The last point to make here is that there are different time-scales and patterns that data drift can take. Perhaps the one most people are aware of is sudden drift. This is where over a short time window a meaningful change has occured in the data distribution. There is also incremental drift, where it takes longer and there are many intermediate steps between starting point of the distribution and where it stabilizes. Similarly, there is gradual drift, which is like incremental drift but not as smooth, meaning the data bounces back and forth between the two distributions until it ultimately settles in the new one. Finally, there are recurring concepts, this can be things like seasonal patterns in the data. This may not be data drift, but can look like data drift if you haven’t seen enough data yet.

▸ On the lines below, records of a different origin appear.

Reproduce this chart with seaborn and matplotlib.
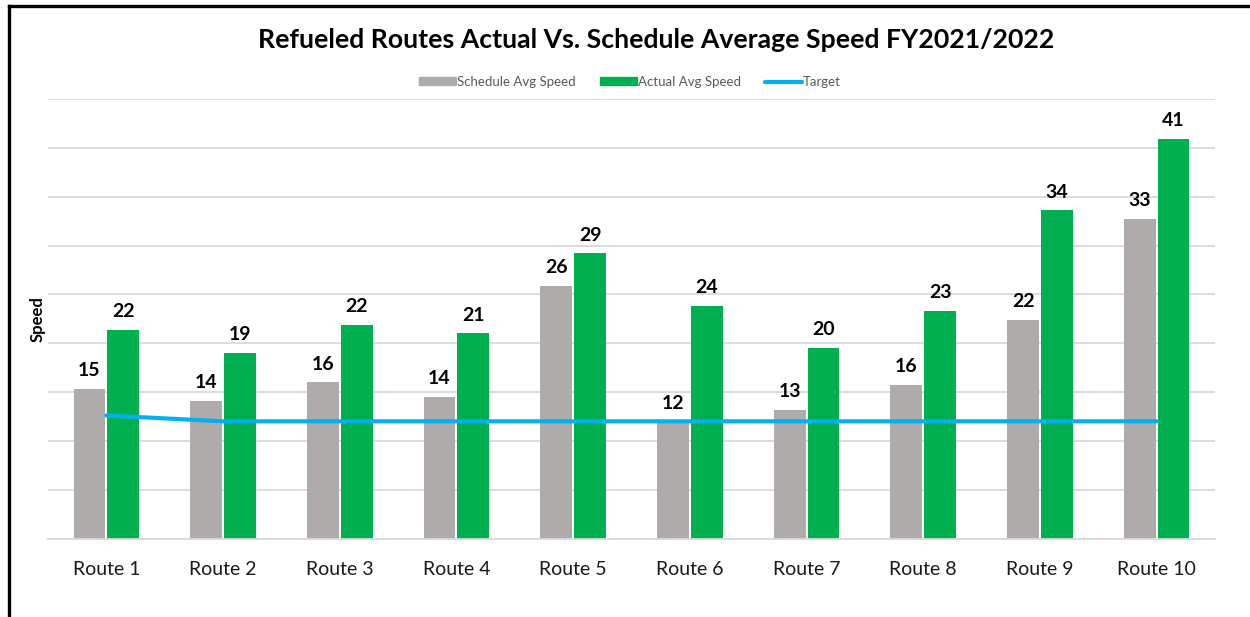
import pandas as pd
import matplotlib.pyplot as plt
import seaborn as sns
from matplotlib.patches import Patch
from matplotlib.lines import Line2D

# data
routes = [f'Route {i}' for i in range(1, 11)]
schedule_speed = [15.3, 14.1, 16.0, 14.5, 25.9, 12.0, 13.2, 15.7, 22.4, 32.7]
actual_speed = [21.4, 19.0, 21.9, 21.0, 29.2, 23.8, 19.5, 23.3, 33.6, 40.9]
schedule_labels = ['15', '14', '16', '14', '26', '12', '13', '16', '22', '33']
actual_labels = ['22', '19', '22', '21', '29', '24', '20', '23', '34', '41']
target = [12.6, 12.0, 12.0, 12.0, 12.0, 12.0, 12.0, 12.0, 12.0, 12.0]

c_sched = '#AFABAB'
c_actual = '#00B050'
c_target = '#00B0F0'

df = pd.DataFrame({
    'Route': routes * 2,
    'Speed': schedule_speed + actual_speed,
    'Series': ['Schedule Avg Speed'] * len(routes) + ['Actual Avg Speed'] * len(routes),
})

sns.set_theme(style='white')
plt.rcParams['font.family'] = ['Lato', 'DejaVu Sans']

fig = plt.figure(figsize=(12.5, 6.17), dpi=100)
ax = fig.add_axes([0.0384, 0.1272, 0.9336, 0.7123])

sns.barplot(data=df, x='Route', y='Speed', hue='Series',
            palette=[c_sched, c_actual], saturation=1, width=0.58, gap=0.06,
            linewidth=0, legend=False, ax=ax, zorder=2)
sns.lineplot(x=routes, y=target, color=c_target, linewidth=3,
             ax=ax, zorder=3, legend=False)

for cont, labs in zip(ax.containers, [schedule_labels, actual_labels]):
    ax.bar_label(cont, labels=labs, padding=7, fontsize=14,
                 fontweight='bold', color='black', zorder=4)

ax.set_ylim(0, 45)
ax.set_xlim(-0.5, len(routes) - 0.5)
ax.set_yticks(range(0, 46, 5))
ax.set_yticklabels([])
ax.tick_params(axis='y', length=0, pad=0)
ax.tick_params(axis='x', length=0, labelsize=14, pad=16, labelcolor='#1a1a1a')
ax.yaxis.grid(True, color='#D9D9D9', linewidth=1.3, zorder=0)
ax.set_axisbelow(True)
for s in ['top', 'right', 'left']:
    ax.spines[s].set_visible(False)
ax.spines['bottom'].set_color('#D9D9D9')
ax.spines['bottom'].set_linewidth(1.3)
ax.set_xlabel('')
ax.set_ylabel('Speed', fontsize=12, fontweight='bold', color='black', labelpad=2)

fig.suptitle('Refueled Routes Actual Vs. Schedule Average Speed FY2021/2022',
             x=0.525, y=0.955, fontsize=19.2, fontweight='bold', color='black')

handles = [Patch(color=c_sched, label='Schedule Avg Speed'),
           Patch(color=c_actual, label='Actual Avg Speed'),
           Line2D([], [], color=c_target, linewidth=3, label='Target')]
fig.legend(handles=handles, loc='center', bbox_to_anchor=(0.504, 0.867),
           ncol=3, frameon=False, fontsize=9.5, labelcolor='#595959',
           handlelength=2.8, handleheight=0.55, handletextpad=0.1, columnspacing=1.8)

# outer frame (only left and top edges fall inside the image)
fx = 8.5 / 1250
fy = 1 - 6.0 / 617
fig.add_artist(Line2D([fx, fx], [0, fy], transform=fig.transFigure,
                      color='black', linewidth=2.4, solid_capstyle='projecting'))
fig.add_artist(Line2D([fx, 0.999], [fy, fy], transform=fig.transFigure,
                      color='black', linewidth=2.4, solid_capstyle='projecting'))

fig.savefig('out.png', dpi=100)
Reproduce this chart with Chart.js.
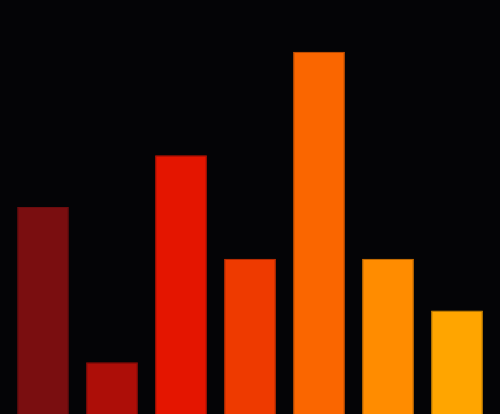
<!DOCTYPE html>
<html>
<head>
<meta charset="utf-8">
<script src="https://cdn.jsdelivr.net/npm/chart.js@4"></script>
<style>
    html, body { margin: 0; padding: 0; background: #040406; }
    #wrap { width: 500px; height: 414px; }
</style>
</head>
<body>
<div id="wrap"><canvas id="barChart"></canvas></div>
<script>
// values
const categories = ['A', 'B', 'C', 'D', 'E', 'F', 'G'];
const values = [4, 1, 5, 3, 7, 3, 2];
const barColors = ['#7a0e10', '#ad0e08', '#e41500', '#ee3a00', '#fa6600', '#ff8c00', '#ffa500'];
const edgeColors = ['#6a0c0e', '#980c07', '#c81300', '#d23300', '#dc5a00', '#e07b00', '#e09100'];

window.addEventListener('DOMContentLoaded', () => {
    const ctx = document.getElementById('barChart').getContext('2d');
    new Chart(ctx, {
        type: 'bar',
        data: {
            labels: categories,
            datasets: [{
                data: values,
                backgroundColor: barColors,
                borderColor: edgeColors,
                borderWidth: 1,
                barPercentage: 0.75,
                categoryPercentage: 1
            }]
        },
        options: {
            responsive: true,
            maintainAspectRatio: false,
            animation: false,
            layout: { padding: { left: 8.5, right: 8.5, top: 0, bottom: 0 } },
            plugins: {
                legend: { display: false },
                tooltip: { enabled: false }
            },
            scales: {
                x: { display: false },
                y: { display: false, min: 0, max: 8 }
            }
        }
    });
});
</script>
</body>
</html>
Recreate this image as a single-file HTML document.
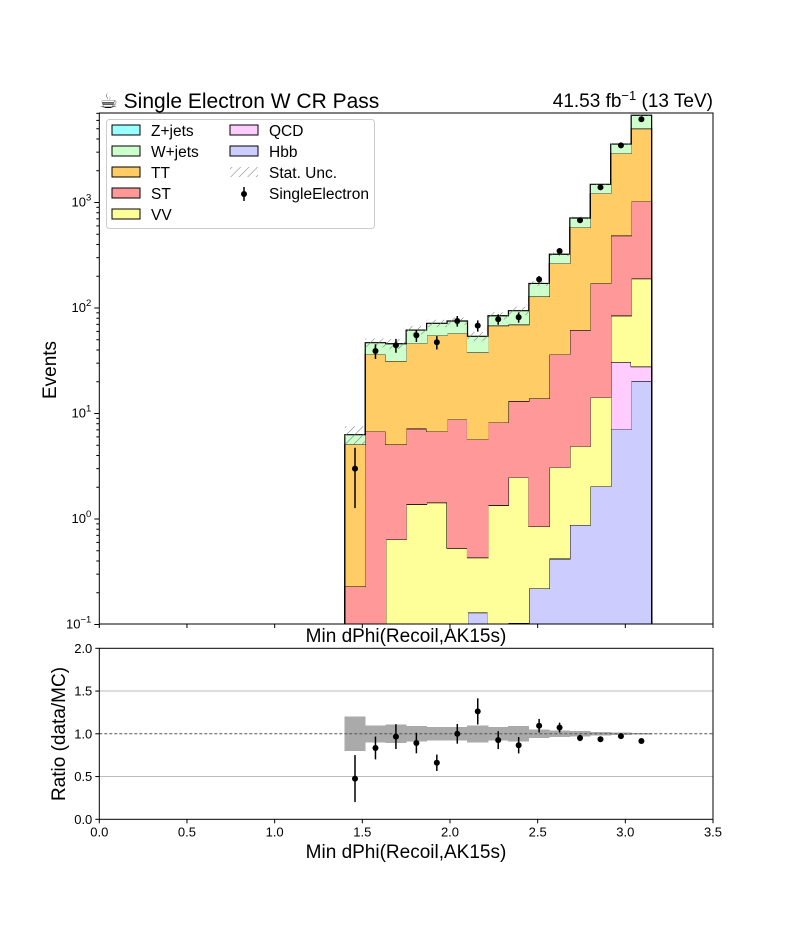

All these types are shown in figure 2. above from the paper.

### 3. Algorithms for drift detection

When it comes to detecting change in the data, the survey outlines four main categories of techniques: *sequential analysis*, *Control Charts*, *monitoring two distributions*, and *contextual*. *Sequential analysis* techniques compare new observations of the data to some trailing or cumulative statistic about the original data, if the difference in the new observation is above some user defined threshold then an alarm is set off. For example, the Page-Hinkley test computes the distance between the observed data and the mean up until the point of the observation. *Control Charts* monitor the performance and continuously updating the minimum error rate of online predictions and their variance. Using this variance and minimum error rate new observations can be monitored according to how many standard deviations from the minimum they are. Similar to sequential analysis, *monitoring two distributions* tracks the data distribution over time. However, rather than comparing the data distribution to some trailing statistics, this approach compares the current batch of data to some reference batch. This can the original batch that a model was trained on, or it can be periodic snapshots a fixed temporal distance in the past. Finally, we have *contextual* approaches. In these approaches, time is explicitly modeled as an input feature into decision models. If a given batch of training data identifies that time feature as an important feature then this particular batch determiend to be temporally unstable and not included.

### 4. Closing Thoughts

The parts of this survey that I covered provide a good foundation in some of the common problems in modeling non-stationary data. Furthermore, it gives a good theoretically grounding in how to think about types of data drift. Finally, it outlines some of the common detection methods in 2014. What struck me the most about this survey and, in particular, the methods for change detection, was the lack of now fashionable frameworks such as neural networks – frameworks which are nearly unavoidable in every other ML subdomain. While this paper was written in 2014, it still feels very much grounded in classical machine learning techniques. On one hand this is refreshing. On the other hand, many of the techniques lacked an elegance that comes from a unified or holistic approach. I am excited to dive further into this literature and see where it has come in the last five years.

### Citations

- Gama, J., Žliobaitė, I., Bifet, A., Pechenizkiy, M., & Bouchachia, A. (2014). A survey on concept drift adaptation. ACM computing surveys (CSUR), 46(4), 44.